For the first four acts of the novel (roughly 400 pages), this conflict remains mostly in the background, with bits of it spilling a la Murakami into the primary characters’ lives, usually in the form of visions or encounters that they don’t understand. The first act follows Holly Sykes, whom we meet through her own words as a teenager in 1984 England, when she runs away from home. In the second, she becomes an important figure in the life of a charming but manipulative young Cambridge University libertine, who has just schemed himself into a corner. In 2004, we see her through the eyes of her husband, a journalist covering the awful early days of the Iraq occupation, who has a glimpse into Holly’s psychic gifts at a crucial moment. And later, she becomes friends with a cantankerous 50-ish author whose star is falling fast, and a vehicle for some good “literary” wit.

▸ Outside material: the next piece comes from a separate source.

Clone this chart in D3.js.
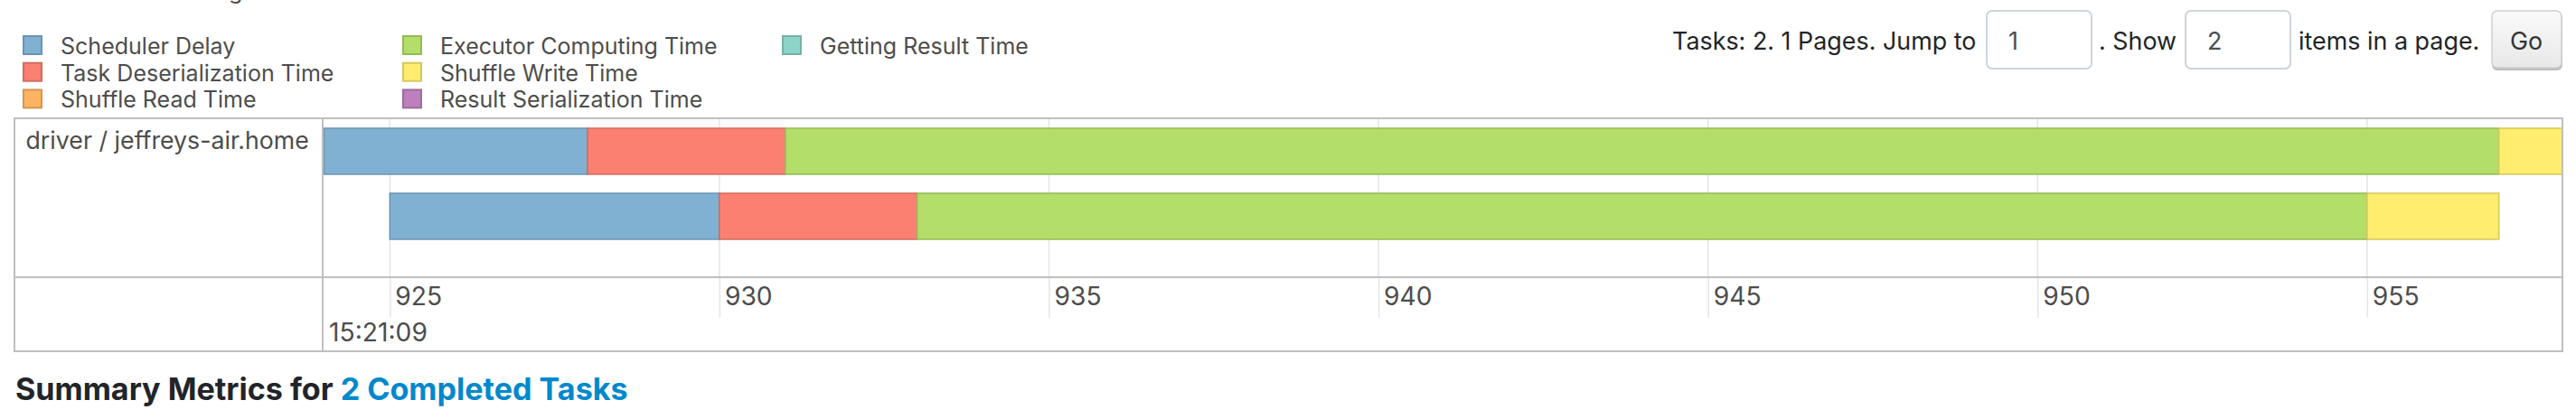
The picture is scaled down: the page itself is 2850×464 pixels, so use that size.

As always, Mitchell’s ability to hop between tones, styles, places, and voices is impressive. The first four acts of the novel have to be read as separate stories, though the reader will notice shared elements, images, locations, characters, and ideas that ripple and reflect through them. And, of course, that each protagonist is older than the last, gradually shifting the perspective on mortality. However, several of the characters feel more like artfully crafted "types" than real people, and I wondered if so much time needed to be spent in the worlds of privileged students or famous novelists to make the point. (Maybe?)
The fifth act, where the paranormal Anchorite/Horologist war at last comes to the fore, dragging in Holly, may strike readers as a little silly, with its talk of “psychic voltages”, “old souls”, and “chakra eyes”. There’s an elaborate history here, and we take a trip back to Czarist Russia and 19th century Australia, but the essential struggle isn’t complex. One side seeks eternal youth via a system that exploits others; the other seeks deeper continuity, but has limited power. Looked at one way, it’s fantasy cosmology; looked at another, it’s the very struggle in our souls.
So we arrive at the last act, told from an older Holly’s perspective, set in a grim 2040s where the supernatural good guys have been unable to save humanity from the consequences of its own actions, though there’s a ray of bittersweet hope. In trying to hide from our own individual mortality, do we collectively hasten it for civilization? Good question.
Probably more than Mitchell's other novels, this one is written in the security of a fanbase, and might frustrate the non-initiate who randomly pulls it off a shelf. But, I'm part of the club and I couldn't help but enjoy the ambition, ideas, craft, storytelling, connections, and resonant themes. I also had fun reviewing it in my mind afterwards, working out deeper meanings -- as one needs to with Mitchell.
The voice actors are mostly pretty capable, though Eddie’s and Crispin’s sound a little too old, and some accents might have been better.